The AAVSO is a private, nonprofit international scientific research and educational organization of amateur and professional astronomers who are interested in stars that change in brightness − variable stars. Founded in Connecticut in 1911 to coordinate variable star observations made largely by amateur astronomers, by 1919 the AAVSO had become affiliated with Harvard College Observatory in Cambridge, Massachusetts. In 1954, the AAVSO once again became independent of Harvard and opened its headquarters in Cambridge. Today, with more than 1200 members in 56 countries and a database of more than 19 million observations, the AAVSO is the world's largest association of variable star observers.

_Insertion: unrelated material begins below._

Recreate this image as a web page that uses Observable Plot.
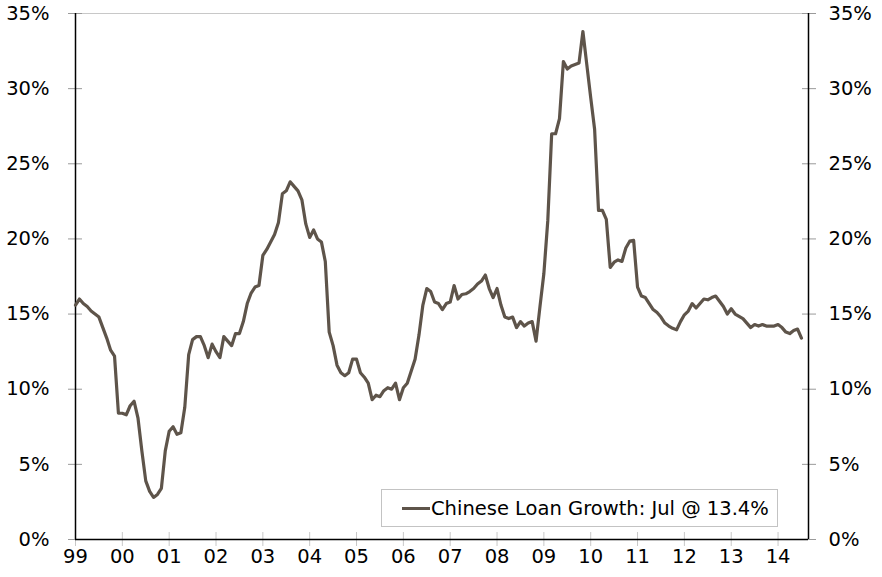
<!DOCTYPE html>
<html>
<head>
<meta charset="utf-8">
<script src="https://cdn.jsdelivr.net/npm/d3@7"></script>
<script src="https://cdn.jsdelivr.net/npm/@observablehq/plot@0.6"></script>
<style>
  html, body { margin: 0; padding: 0; background: #fff; }
  #wrap { position: relative; width: 882px; height: 577px; font-family: Verdana, "DejaVu Sans", sans-serif; }
  #legend {
    position: absolute; left: 381px; top: 489px; width: 397px; height: 38px;
    box-sizing: border-box; border: 1px solid #c3c3c3; background: #fff;
    display: flex; align-items: center; padding-left: 20px;
    font-size: 19.5px; color: #000; white-space: nowrap;
  }
  #legend .sw { display: inline-block; width: 28px; height: 3px; background: #5e544a; margin-right: 1px; }
</style>
</head>
<body>
<div id="wrap"><div id="legend"><span class="sw"></span><span>Chinese Loan Growth: Jul @ 13.4%</span></div></div>
<script>
// Monthly Chinese loan growth (%), Jan 1999 .. Jul 2014
const startYear = 1999;
const growth = [
  15.6, 16.0, 15.7, 15.5, 15.2, 15.0, 14.8, 14.1, 13.4, 12.6, 12.2, 8.4,   // 1999
  8.4, 8.3, 8.9, 9.2, 8.1, 5.9, 3.9, 3.2, 2.8, 3.0, 3.4, 5.9,             // 2000
  7.2, 7.5, 7.0, 7.1, 8.8, 12.3, 13.3, 13.5, 13.5, 12.9, 12.1, 13.0,      // 2001
  12.5, 12.1, 13.5, 13.2, 12.9, 13.7, 13.7, 14.5, 15.7, 16.4, 16.8, 16.9, // 2002
  18.9, 19.3, 19.8, 20.3, 21.1, 23.0, 23.2, 23.8, 23.5, 23.2, 22.6, 21.0, // 2003
  20.1, 20.6, 20.0, 19.8, 18.5, 13.8, 12.9, 11.6, 11.1, 10.9, 11.1, 12.0, // 2004
  12.0, 11.1, 10.8, 10.4, 9.3, 9.6, 9.5, 9.9, 10.1, 10.0, 10.4, 9.3,      // 2005
  10.1, 10.4, 11.2, 12.0, 13.6, 15.6, 16.7, 16.5, 15.8, 15.7, 15.3, 15.7, // 2006
  15.8, 16.9, 16.0, 16.3, 16.35, 16.5, 16.7, 17.0, 17.2, 17.6, 16.7, 16.1,// 2007
  16.7, 15.6, 14.8, 14.7, 14.8, 14.1, 14.5, 14.2, 14.4, 14.5, 13.2, 15.5, // 2008
  17.7, 21.2, 27.0, 27.0, 28.0, 31.8, 31.3, 31.5, 31.6, 31.7, 33.8, 31.6, // 2009
  29.4, 27.3, 21.9, 21.9, 21.3, 18.1, 18.45, 18.6, 18.5, 19.4, 19.85, 19.9,// 2010
  16.8, 16.2, 16.1, 15.7, 15.3, 15.1, 14.8, 14.4, 14.2, 14.05, 13.95, 14.5,// 2011
  14.95, 15.2, 15.7, 15.4, 15.7, 16.0, 15.95, 16.1, 16.2, 15.85, 15.5, 15.0,// 2012
  15.35, 15.0, 14.85, 14.7, 14.4, 14.1, 14.3, 14.2, 14.3, 14.2, 14.2, 14.2, // 2013
  14.3, 14.1, 13.8, 13.7, 13.9, 14.0, 13.4                                   // 2014
];
const yearTicks = [1999, 2000, 2001, 2002, 2003, 2004, 2005, 2006, 2007, 2008, 2009, 2010, 2011, 2012, 2013, 2014];
const pctTicks = [0, 5, 10, 15, 20, 25, 30, 35];
const xDomain = [1999, 2014.65];
const yDomain = [0, 35];

const data = growth.map((v, i) => ({t: startYear + i / 12, v}));

const fmtYear = d => String(d % 100).padStart(2, "0");
const fmtPct = d => d + "%";

const chart = Plot.plot({
  width: 882,
  height: 577,
  marginLeft: 75,
  marginRight: 74,
  marginTop: 13,
  marginBottom: 38,
  style: {fontFamily: "Verdana, 'DejaVu Sans', sans-serif", fontSize: "19.5px", color: "#000", background: "#fff"},
  x: {domain: xDomain},
  y: {domain: yDomain},
  marks: [
    Plot.ruleY([yDomain[1]], {stroke: "#c8c8c8", strokeWidth: 1}),
    // tick marks crossing the axes
    Plot.axisY({anchor: "left", ticks: pctTicks, tickSize: 14, dx: 7, tickFormat: () => "", stroke: "#9a9a9a", label: null}),
    Plot.axisY({anchor: "right", ticks: pctTicks, tickSize: 14, dx: -7, tickFormat: () => "", stroke: "#9a9a9a", label: null}),
    Plot.axisX({anchor: "bottom", ticks: yearTicks, tickSize: 14, dy: -7, tickFormat: () => "", stroke: "#c8c8c8", label: null}),
    // tick labels
    Plot.axisY({anchor: "left", ticks: pctTicks, tickSize: 0, tickPadding: 26, tickFormat: fmtPct, label: null}),
    Plot.axisY({anchor: "right", ticks: pctTicks, tickSize: 0, tickPadding: 20, tickFormat: fmtPct, label: null}),
    Plot.axisX({anchor: "bottom", ticks: yearTicks, tickSize: 0, tickPadding: 10, tickFormat: fmtYear, label: null}),
    // axis lines
    Plot.ruleX([xDomain[0], xDomain[1]], {stroke: "#000", strokeWidth: 1.5}),
    Plot.ruleY([yDomain[0]], {stroke: "#000", strokeWidth: 1.5}),
    Plot.line(data, {x: "t", y: "v", stroke: "#5e544a", strokeWidth: 3.2, strokeLinejoin: "round", strokeLinecap: "round"})
  ]
});
document.getElementById("wrap").prepend(chart);
</script>
</body>
</html>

Over the course of this century, the scientific agenda of the AAVSO changed, slowly at first, adding a few nonvariable star–related scientific observing projects to its basic program of long-period variable star observation. Over time, a few new categories of variable stars were added, gradually broadening the numbers and types of variable stars observed. In the past four decades, the changes have come more rapidly as more sophisticated instruments became available and especially as the needs of the professional astronomical community broadened. Today, the AAVSO Headquarters and its observers play key roles in the real-time coordination of orbiting observatories managed by NASA and other agencies.